Une société de la grande distribution confie à un commerçant l’exploitation en gérance d’un magasin, pour un an et demi. Le cautionnement d’un tiers garantit les engagements du commerçant à l’égard de la société à hauteur de 12 000 € pendant 28 ans. A l’expiration du contrat de gérance, le commerçant est chargé par la société d’exploiter un autre magasin. Deux ans plus tard, la société rompt ce second contrat et appelle la caution pour couvrir, dans la limite de son engagement, les pertes d’exploitation des deux magasins (plus de 50 000 €). La cour d’appel de Bourges n’ayant fait droit à cette demande que pour les pertes du premier magasin (environ 1 000 €), la société soutient que le cautionnement, donné pour « toute les sommes que le cautionné pourrait devoir au créancier », vaut aussi pour les dettes futures nées de nouveaux contrats pendant toute la période de validité du cautionnement, sans que la caution n’ait à manifester à nouveau son consentement pour garantir ces dettes.
Argument rejeté par la Cour de cassation. Même ainsi rédigé, le cautionnement consenti lors de la signature du premier contrat de gérance ne peut pas être étendu au second contrat : un engagement de caution ne peut être étendu au-delà des limites dans lesquelles il a été contracté (C. civ. art. 2292) et doit s'interpréter strictement ; le commerçant a cessé la gérance du premier magasin, un inventaire contradictoire de reprise étant effectué, pour reprendre la gérance d'un autre magasin trois jours plus tard ; les avenants aux deux contrats de gérance mentionnent qu'une copie du contrat de mandat sera délivrée à la caution pour lui permettre de mesurer l'étendue et la portée de ses obligations et que les conventions, contrats ou accords antérieurs passés par la société seront abrogés ; il se déduit de ces stipulations que le second contrat a abrogé le contrat antérieur.
A noter : un cautionnement garantissant « toutes sommes » dues par le débiteur principal (cautionnement dit omnibus) couvre-t-il nécessairement toutes les dettes du débiteur, même en cas de substitution d'un nouveau contrat au contrat initialement garanti ? La réponse est clairement négative.

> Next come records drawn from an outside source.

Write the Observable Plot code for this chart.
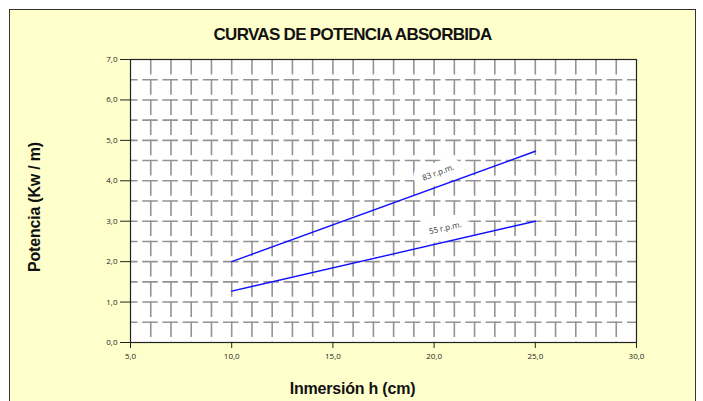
<!DOCTYPE html>
<html>
<head>
<meta charset="utf-8">
<script src="https://cdn.jsdelivr.net/npm/d3@7"></script>
<script src="https://cdn.jsdelivr.net/npm/@observablehq/plot@0.6"></script>
<style>
  html, body { margin: 0; padding: 0; background: #ffffff; }
  #wrap { position: relative; width: 703px; height: 401px; overflow: hidden; }
  #box { position: absolute; left: 9px; top: 9px; width: 687px; height: 400px;
         background: #FFFFCC; border: 1px solid #333; box-sizing: border-box; }
  #chart { position: absolute; left: 0; top: 0; }
  .lbl { position: absolute; font-family: "Liberation Sans", Arial, sans-serif; font-weight: bold; color: #111; white-space: nowrap; line-height: 20px; }
  #title { left: 9px; width: 687px; top: 25px; text-align: center; font-size: 17px; letter-spacing: -0.7px; }
  #xlabel { left: 9px; width: 687px; top: 379px; text-align: center; font-size: 16px; letter-spacing: -0.2px; }
  #ylabel { left: 35px; top: 207px; font-size: 16px; letter-spacing: -0.2px; transform: translate(-50%, -50%) rotate(-90deg); }
</style>
</head>
<body>
<div id="wrap">
  <div id="box"></div>
  <div id="chart"></div>
  <div id="title" class="lbl">CURVAS DE POTENCIA ABSORBIDA</div>
  <div id="ylabel" class="lbl">Potencia (Kw / m)</div>
  <div id="xlabel" class="lbl">Inmersión h (cm)</div>
</div>
<script>
// Data
const inmersion = [10, 25];
const potencia83 = [2.0, 4.73];
const potencia55 = [1.27, 3.0];
const seriesNames = ["83 r.p.m.", "55 r.p.m."];
const xTicks = [5, 10, 15, 20, 25, 30];
const yTicks = [0, 1, 2, 3, 4, 5, 6, 7];
const xGrid = d3.range(6, 30, 1);
const yGrid = d3.range(0.5, 7, 0.5);

const rows = [];
inmersion.forEach((x, i) => rows.push({serie: seriesNames[0], x, y: potencia83[i]}));
inmersion.forEach((x, i) => rows.push({serie: seriesNames[1], x, y: potencia55[i]}));

function interp(xs, ys, x) {
  const t = (x - xs[0]) / (xs[1] - xs[0]);
  return ys[0] + t * (ys[1] - ys[0]);
}
const labels = [
  {serie: seriesNames[0], x: 20.2, y: interp(inmersion, potencia83, 20.2), rot: -20},
  {serie: seriesNames[1], x: 20.55, y: interp(inmersion, potencia55, 20.55), rot: -13}
];

const fmt = d => d.toFixed(1).replace(".", ",");

const chart = Plot.plot({
  width: 703,
  height: 401,
  marginLeft: 130,
  marginRight: 67,
  marginTop: 59,
  marginBottom: 59,
  style: {background: "transparent", fontFamily: "'Open Sans', sans-serif", fontSize: "8px", color: "#222"},
  x: {domain: [5, 30], ticks: xTicks, tickFormat: fmt, tickSize: 6, tickPadding: 5, label: null},
  y: {domain: [0, 7], ticks: yTicks, tickFormat: fmt, tickSize: 10, tickPadding: 3, label: null},
  marks: [
    Plot.frame({fill: "white", stroke: null}),
    Plot.ruleX(xGrid, {stroke: "#939393", strokeWidth: 1.6, strokeDasharray: "15.5,4.7", strokeDashoffset: 0}),
    Plot.ruleY(yGrid, {stroke: "#939393", strokeWidth: 1.6, strokeDasharray: "15.5,4.7", strokeDashoffset: 8}),
    Plot.text(labels, {x: "x", y: "y", text: "serie", rotate: d => d.rot, dy: -14,
      fill: "#333", stroke: "white", strokeWidth: 18, fontSize: 8, fontFamily: "'Open Sans', sans-serif"}),
    Plot.line(rows, {x: "x", y: "y", z: "serie", stroke: "#1010ff", strokeWidth: 1.4}),
    Plot.frame({stroke: "#222", strokeWidth: 1.2})
  ]
});
document.getElementById("chart").appendChild(chart);
</script>
</body>
</html>
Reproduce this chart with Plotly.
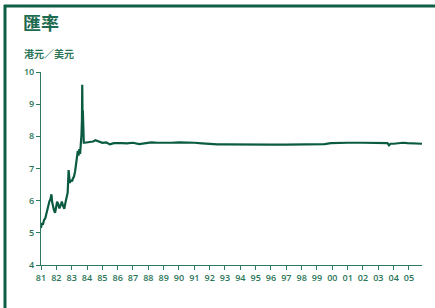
import plotly.graph_objects as go

years = [1981.00, 1981.05, 1981.12, 1981.20, 1981.28, 1981.35, 1981.42, 1981.48, 1981.55, 1981.62,
         1981.68, 1981.73, 1981.78, 1981.85, 1981.92, 1982.00, 1982.05, 1982.12, 1982.20, 1982.28,
         1982.36, 1982.45, 1982.52, 1982.60, 1982.68, 1982.74, 1982.80, 1982.84, 1982.88, 1982.95,
         1983.02, 1983.08, 1983.15, 1983.22, 1983.28, 1983.35, 1983.40, 1983.45, 1983.50, 1983.55,
         1983.60, 1983.64, 1983.67, 1983.69, 1983.71, 1983.73, 1983.76, 1983.79,
         1983.85, 1984.00, 1984.20, 1984.40, 1984.55, 1984.70, 1984.85, 1985.00, 1985.25, 1985.50,
         1985.75, 1986.00, 1986.30, 1986.60, 1987.00, 1987.40, 1987.80, 1988.20, 1988.60, 1989.00,
         1989.50, 1990.00, 1990.50, 1991.00, 1991.50, 1992.00, 1992.50, 1993.00, 1994.00, 1995.00,
         1996.00, 1997.00, 1997.50, 1998.00, 1998.50, 1999.00, 1999.50, 1999.90, 2000.50, 2001.00,
         2002.00, 2003.00, 2003.60, 2003.70, 2003.80, 2004.00, 2004.30, 2004.60, 2004.90, 2005.20,
         2005.50, 2005.85]
rates = [5.15, 5.30, 5.25, 5.40, 5.45, 5.60, 5.75, 5.85, 5.98, 6.05,
         6.20, 5.95, 5.80, 5.70, 5.62, 5.85, 5.97, 5.90, 5.76, 5.85,
         5.97, 5.82, 5.75, 5.95, 6.20, 6.25, 6.95, 6.70, 6.55, 6.65,
         6.60, 6.68, 6.75, 6.90, 7.10, 7.25, 7.55, 7.40, 7.60, 7.45,
         7.70, 8.05, 8.50, 9.60, 8.60, 8.80, 8.20, 7.80,
         7.80, 7.81, 7.82, 7.84, 7.88, 7.85, 7.82, 7.80, 7.81, 7.75,
         7.79, 7.80, 7.79, 7.78, 7.80, 7.76, 7.79, 7.81, 7.80, 7.79,
         7.80, 7.81, 7.81, 7.80, 7.78, 7.76, 7.75, 7.75, 7.74, 7.74,
         7.74, 7.74, 7.74, 7.75, 7.75, 7.75, 7.76, 7.79, 7.80, 7.80,
         7.80, 7.80, 7.79, 7.72, 7.77, 7.77, 7.79, 7.80, 7.79, 7.78,
         7.78, 7.77]

tick_years = list(range(1981, 2006))
tick_labels = [f"{y % 100:02d}" for y in tick_years]
y_ticks = [4, 5, 6, 7, 8, 9, 10]

title_text = "匯率"
unit_text = "港元／美元"

line_col = "#0b5b43"
axis_col = "#2e7a5e"
text_col = "#2a7558"

fig = go.Figure()
fig.add_trace(go.Scatter(x=years, y=rates, mode="lines",
                         line=dict(color=line_col, width=2.2), hoverinfo="skip"))

W, H = 435, 308
L, R, T, B = 41, 13, 72, 43
pw, ph = W - L - R, H - T - B

def px(x):
    return (x - L) / pw

def py(y):
    return (H - B - y) / ph

tfont = dict(family="Open Sans", size=9, color=text_col, weight=600)

fig.update_layout(
    width=W, height=H,
    margin=dict(l=L, r=R, t=T, b=B),
    paper_bgcolor="white", plot_bgcolor="white",
    showlegend=False,
    font=dict(family="Open Sans, Noto Sans CJK TC", color=text_col, size=9),
    xaxis=dict(range=[1981, 2005.85], tickvals=tick_years, ticktext=tick_labels,
               showgrid=False, zeroline=False, showline=True, linecolor=axis_col, linewidth=1,
               ticks="outside", ticklen=4, tickcolor=axis_col, tickwidth=1,
               tickfont=tfont),
    yaxis=dict(range=[4, 10], tickvals=y_ticks,
               showgrid=False, zeroline=False, showline=True, linecolor=axis_col, linewidth=1,
               ticks="outside", ticklen=4, tickcolor=axis_col, tickwidth=1,
               tickfont=tfont),
    shapes=[
        dict(type="line", xref="paper", yref="paper", x0=px(4), x1=px(W + 2), y0=py(6), y1=py(6),
             line=dict(color="#0f5f47", width=3)),
        dict(type="line", xref="paper", yref="paper", x0=px(5), x1=px(5), y0=py(5), y1=py(H + 2),
             line=dict(color="#0f5f47", width=3)),
    ],
    annotations=[
        dict(text=title_text, xref="paper", yref="paper", x=px(21), y=py(22), xanchor="left",
             yanchor="middle", showarrow=False,
             font=dict(family="Noto Sans CJK TC", size=18, color="#1d6b50", weight="bold")),
        dict(text=unit_text, xref="paper", yref="paper", x=px(22), y=py(53), xanchor="left",
             yanchor="middle", showarrow=False,
             font=dict(family="Noto Sans CJK TC", size=10, color=text_col, weight=600)),
    ],
)

fig.write_html("out.html",
               config={"displayModeBar": False},
               post_script="document.body.style.margin='0';document.body.style.overflow='hidden';")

Au-delà de la formule littérale « toutes sommes », la Cour de cassation s'attache à ce qui est entré dans les prévisions des parties, en application de l'article 2292 du Code civil. A charge pour les juges du fond de déterminer, au vu des circonstances de l’espèce (concomitance d’un prêt et d’un acte de cautionnement, ouverture d’une nouvelle ligne de crédit, extension d’une activité...), ce que les parties ont entendu faire entrer dans le champ de la garantie, le doute profitant à la caution.